# Using pens as "time out"



## Fephie (Dec 5, 2012)

I know that it's not a good idea to put a dog in his crate as punishment but what about a play pen? Our little girl is usually very mellow for a pup her age but occasionally she gets over excited. She still wants to mouth my two kids (which they handle very well). But they are not at all tolerant of the puppy jumping on them. At 16 weeks she's strong enough to push them over when she jumps. The kids get SO upset, especially because she pulls on their clothes after they're knocked over. Even though its all in play its hard for them to understand. They're never left unsupervised together, but Im not always in arms reach when they're in the same room.
So is it ok to confine her to the pen as punishment? Or is it better for her to learn from their natural reaction of being hurt/upset because she pushed them over?
Maybe my pup just has too much house freedom?


----------



## ponyfarm (Apr 11, 2010)

Is puppy taking training classes yet? Always start at the start..puppy classes. That should provide help with your issue. 

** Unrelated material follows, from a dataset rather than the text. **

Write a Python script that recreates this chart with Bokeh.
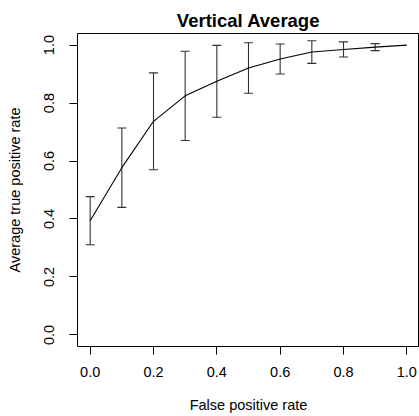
from bokeh.plotting import figure
from bokeh.models import Range1d, FixedTicker, Whisker, TeeHead, ColumnDataSource
from bokeh.embed import file_html
from bokeh.resources import INLINE

# Data
fpr = [0.0, 0.1, 0.2, 0.3, 0.4, 0.5, 0.6, 0.7, 0.8, 0.9, 1.0]
tpr_mean = [0.394, 0.577, 0.737, 0.825, 0.875, 0.921, 0.952, 0.976, 0.985, 0.993, 1.0]
tpr_sd = [0.083, 0.137, 0.167, 0.154, 0.124, 0.087, 0.052, 0.039, 0.026, 0.012, 0.0]
x_ticks = [0.0, 0.2, 0.4, 0.6, 0.8, 1.0]
y_ticks = [0.0, 0.2, 0.4, 0.6, 0.8, 1.0]

FONT = "Liberation Sans"

p = figure(width=419, height=416, output_backend="svg", toolbar_location=None,
           x_range=Range1d(-0.04, 1.04), y_range=Range1d(-0.04, 1.04),
           min_border_left=77, min_border_right=0, min_border_top=33, min_border_bottom=70,
           title="Vertical Average")

p.title.align = "center"
p.title.text_font = FONT
p.title.text_font_size = "18.5px"
p.title.text_font_style = "bold"
p.title.text_color = "black"
p.title.standoff = 6

p.grid.visible = False
p.outline_line_color = "black"
p.outline_line_width = 1
p.background_fill_color = "white"
p.border_fill_color = "white"

for ax in (p.xaxis[0], p.yaxis[0]):
    ax.axis_line_color = None
    ax.major_tick_line_color = "black"
    ax.major_tick_in = 0
    ax.major_tick_out = 8
    ax.minor_tick_line_color = None
    ax.major_label_text_font = FONT
    ax.major_label_text_font_size = "14.5px"
    ax.major_label_text_color = "black"
    ax.axis_label_text_font = FONT
    ax.axis_label_text_font_size = "14.5px"
    ax.axis_label_text_font_style = "normal"
    ax.axis_label_text_color = "black"

p.xaxis.ticker = FixedTicker(ticks=x_ticks)
p.yaxis.ticker = FixedTicker(ticks=y_ticks)
p.xaxis.major_label_overrides = {t: f"{t:.1f}" for t in x_ticks}
p.yaxis.major_label_overrides = {t: f"{t:.1f}" for t in y_ticks}
p.xaxis.axis_label = "False positive rate"
p.yaxis.axis_label = "Average true positive rate"
p.yaxis.major_label_orientation = "vertical"
p.xaxis.major_label_standoff = 12
p.xaxis.axis_label_standoff = 17
p.yaxis.major_label_standoff = 15
p.yaxis.axis_label_standoff = 19

# mean curve
p.line(fpr, tpr_mean, line_color="black", line_width=1.1)

# error bars (skip zero-length ones, as R's arrows() does)
ex = [x for x, s in zip(fpr, tpr_sd) if s > 0]
lo = [m - s for m, s in zip(tpr_mean, tpr_sd) if s > 0]
hi = [m + s for m, s in zip(tpr_mean, tpr_sd) if s > 0]
src = ColumnDataSource(data=dict(x=ex, lo=lo, hi=hi))
w = Whisker(source=src, base="x", lower="lo", upper="hi", dimension="height",
            line_color="#333333", line_width=1.1,
            upper_head=TeeHead(size=9, line_color="#333333", line_width=1.1),
            lower_head=TeeHead(size=9, line_color="#333333", line_width=1.1))
p.add_layout(w)

open("out.html", "w").write(file_html(p, INLINE))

In answer to your question, yes an x-pen should be fine. Make sure she is getting plenty of exercise and playtime with an adult. Have fun!


----------



## Cassidy's Mom (Mar 30, 2003)

I've used crates for timeouts as long as I've been using crates - about 12 years! I've never had it affect how my dogs feel about their crates. At 4 and 7 years old Keefer and Halo will both sometimes take naps in their crates, and always go in at bedtime without having to be told. I don't think of it as "punishment", and apparently they didn't either. 

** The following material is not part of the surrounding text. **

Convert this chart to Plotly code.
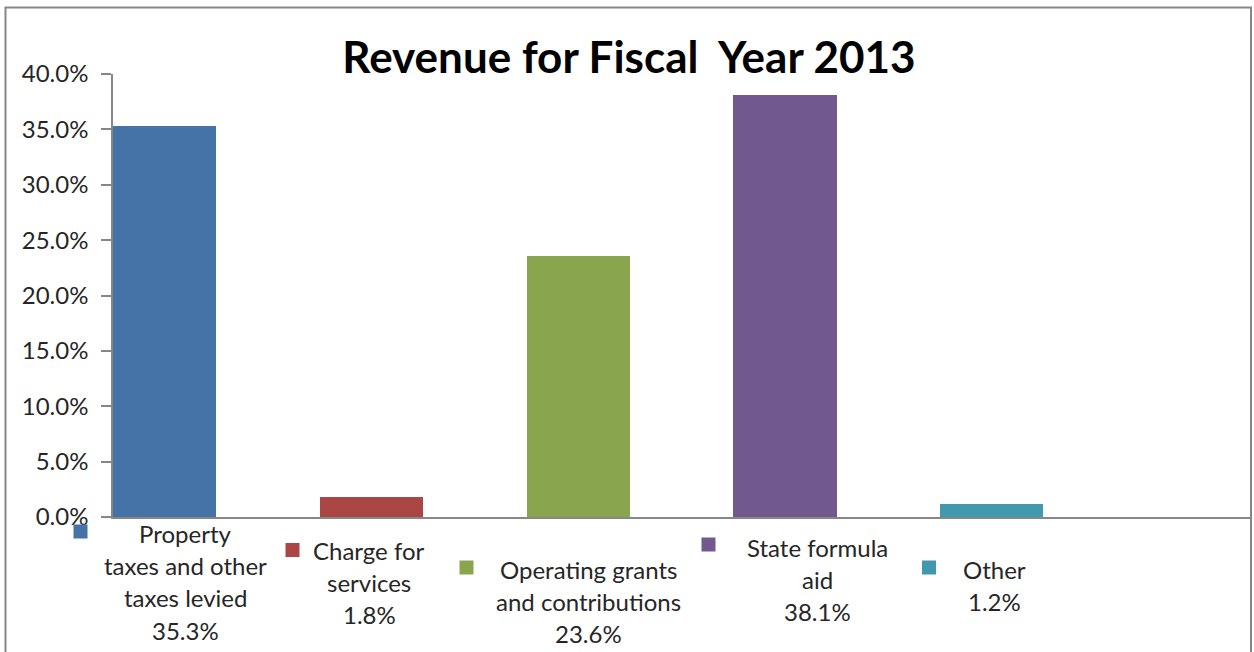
import plotly.graph_objects as go

# Revenue sources, fiscal year 2013 (percent of total revenue)
categories = [
    "Property taxes and other taxes levied",
    "Charge for services",
    "Operating grants and contributions",
    "State formula aid",
    "Other",
]
label_lines = [
    ["Property", "taxes and other", "taxes levied"],
    ["Charge for", "services"],
    ["Operating grants", "and contributions"],
    ["State formula", "aid"],
    ["Other"],
]
values = [35.3, 1.8, 23.6, 38.1, 1.2]
colors = ["#4572A7", "#AA4643", "#89A54E", "#71588F", "#4198AF"]
y_ticks = [0, 5, 10, 15, 20, 25, 30, 35, 40]
y_tick_text = [f"{t:.1f}%" for t in y_ticks]

W, H = 1254, 652
M_L, M_R, M_T, M_B = 113, 4, 74, 135
PLOT_W = W - M_L - M_R
PLOT_H = H - M_T - M_B

TEXT = "#262626"
AXIS = "#878787"
FONT = "Lato"
BODY_SIZE = 24


def px(x):
    """pixel column -> paper x"""
    return (x - M_L) / PLOT_W


def py(y):
    """pixel row -> paper y"""
    return (H - M_B - y) / PLOT_H


fig = go.Figure()
for i, (name, v, c) in enumerate(zip(categories, values, colors)):
    fig.add_trace(go.Bar(
        x=[i], y=[v], width=0.5, name=name,
        marker=dict(color=c, line=dict(width=0)),
        showlegend=False,
        hovertemplate=name + ": %{y:.1f}%<extra></extra>",
    ))

# legend block under the axis: swatch position, text centre, first text line
legend_swatch = [(80.5, 531.5), (292.5, 550), (466.5, 567.5), (708.5, 544.5), (929, 567.5)]
legend_text_x = [185, 369, 588, 817, 995]
legend_text_y0 = [533, 550, 569, 547, 569]
LINE_STEP = 32.4
SW = 14

shapes = [dict(
    type="rect", xref="paper", yref="paper",
    x0=px(5.5), x1=px(1251), y0=py(665), y1=py(7.5),
    line=dict(color=AXIS, width=2), fillcolor="rgba(0,0,0,0)", layer="above",
)]
annotations = []
for i, (lines, v, c) in enumerate(zip(label_lines, values, colors)):
    sx, sy = legend_swatch[i]
    shapes.append(dict(
        type="rect", xref="paper", yref="paper",
        x0=px(sx - SW / 2), x1=px(sx + SW / 2),
        y0=py(sy + SW / 2), y1=py(sy - SW / 2),
        fillcolor=c, line=dict(width=0),
    ))
    for k, txt in enumerate(lines + [f"{v:.1f}%"]):
        annotations.append(dict(
            text=txt, xref="paper", yref="paper",
            x=px(legend_text_x[i]), y=py(legend_text_y0[i] + k * LINE_STEP),
            xanchor="center", yanchor="middle", showarrow=False,
            font=dict(family=FONT, size=BODY_SIZE, color=TEXT),
        ))

fig.update_layout(
    width=W, height=H,
    margin=dict(l=M_L, r=M_R, t=M_T, b=M_B),
    paper_bgcolor="white", plot_bgcolor="white",
    title=dict(
        text="Revenue for Fiscal\u00a0 Year 2013",
        x=629 / W, xanchor="center", y=1 - 58 / H, yanchor="middle",
        font=dict(family=FONT, size=44, color="#000000", weight="bold"),
    ),
    xaxis=dict(
        range=[-0.25, -0.25 + PLOT_W / 206.75],
        showline=True, linecolor=AXIS, linewidth=1.5,
        showticklabels=False, ticks="", showgrid=False, zeroline=False,
        fixedrange=True,
    ),
    yaxis=dict(
        range=[0, 40], tickvals=y_ticks, ticktext=y_tick_text,
        ticks="outside", ticklen=10, tickwidth=1.5, tickcolor=AXIS,
        ticklabelstandoff=8,
        showline=True, linecolor=AXIS, linewidth=1.5,
        showgrid=False, zeroline=False,
        tickfont=dict(family=FONT, size=BODY_SIZE, color=TEXT),
        fixedrange=True,
    ),
    shapes=shapes,
    annotations=annotations,
    bargap=0,
)

fig.write_html("out.html")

Sometimes puppies need a little break, and humans who have puppies do too!


----------



## RowdyDogs (Nov 12, 2012)

Some dogs do fine using their crate that way, but I agree it's safer to use a different area for time outs. An exercise pen is just fine for that. The only reason you don't want to use the crate is the risk of "poisoning" it--your dog beginning to see it as a bad place she has to go, rather than a safe sleeping spot. That isn't usually a worry with a pen.

I think you absolutely should remove her from the situation when she gets overexcited and plays too roughly with your children. Relying on their upset reaction to teach her not to be rough isn't fair to your kids, and it may not teach the dog anyway. After all, some puppies are bullies and don't mind it when their playmates aren't having as much fun as they are! However, if you consistently remove her from the room and give her a time out as soon as she gets too rowdy, she'll learn that playing nice lets her stay in the room while jumping and mouthing means playtime is over. I've found it to be a very effective way to teach manners.


----------



## PuppyKono (Jun 30, 2012)

Never thought of using a pen for time outs... I used her crate for time outs and Kono doesnt think its bad. I keep the crate door open at night and she seems to go in without a problem sometimes she will even get of my bed and go lay in there  But I would guess you could use a pen as long as you pup knows that they are being punished for what they did.


----------



## Fephie (Dec 5, 2012)

Thanks, we'll keep using the pen then. We started puppy kindergarten tonight and the trainer was super helpful. So hopefully this wont be an issue much longer.


----------



## wolfy dog (Aug 1, 2012)

She can still see you in the pen. I have always put them behind a closed door for about ten seconds, which is plenty long for a pup, just not long enough to get into trouble behind closed doors. it has worked very well. 
The punishment should be time *out* (of sight). Good luck with your pup.


----------



## RowdyDogs (Nov 12, 2012)

wolfy dog said:


> She can still see you in the pen. I have always put them behind a closed door for about ten seconds, which is plenty long for a pup, just not long enough to get into trouble behind closed doors. it has worked very well.
> The punishment should be time *out* (of sight). Good luck with your pup.


Just want to say I agree with this. I was envisioning a situation where the pen is in a different room and is just used to keep her out of trouble while she's in time out. Neither the pen nor the crate will work well if it's located in the middle of the action still.


----------



## Liesje (Mar 4, 2007)

I've used a pen. It's important to me that my dogs learn to be restrained to a certain area and me not have to tip-toe around. I don't really do "time outs" as a punishment, but with a little puppy I use a pen quite a bit and the puppy can still see and hear everything and has to learn to deal with it.


----------



## LaneyB (Feb 5, 2012)

_I've used crates for timeouts as long as I've been using crates - about 12 years! I've never had it affect how my dogs feel about their crates. _

I'm glad you said this - I put Ruki in his crate occasionally when he is being especially stinkerish. His trainer told me go ahead and do it so I can take a break and so he can calm down. She said some dogs get even more hyped up after a time out, but as long as Ruki calms down go ahead and use the crate.


----------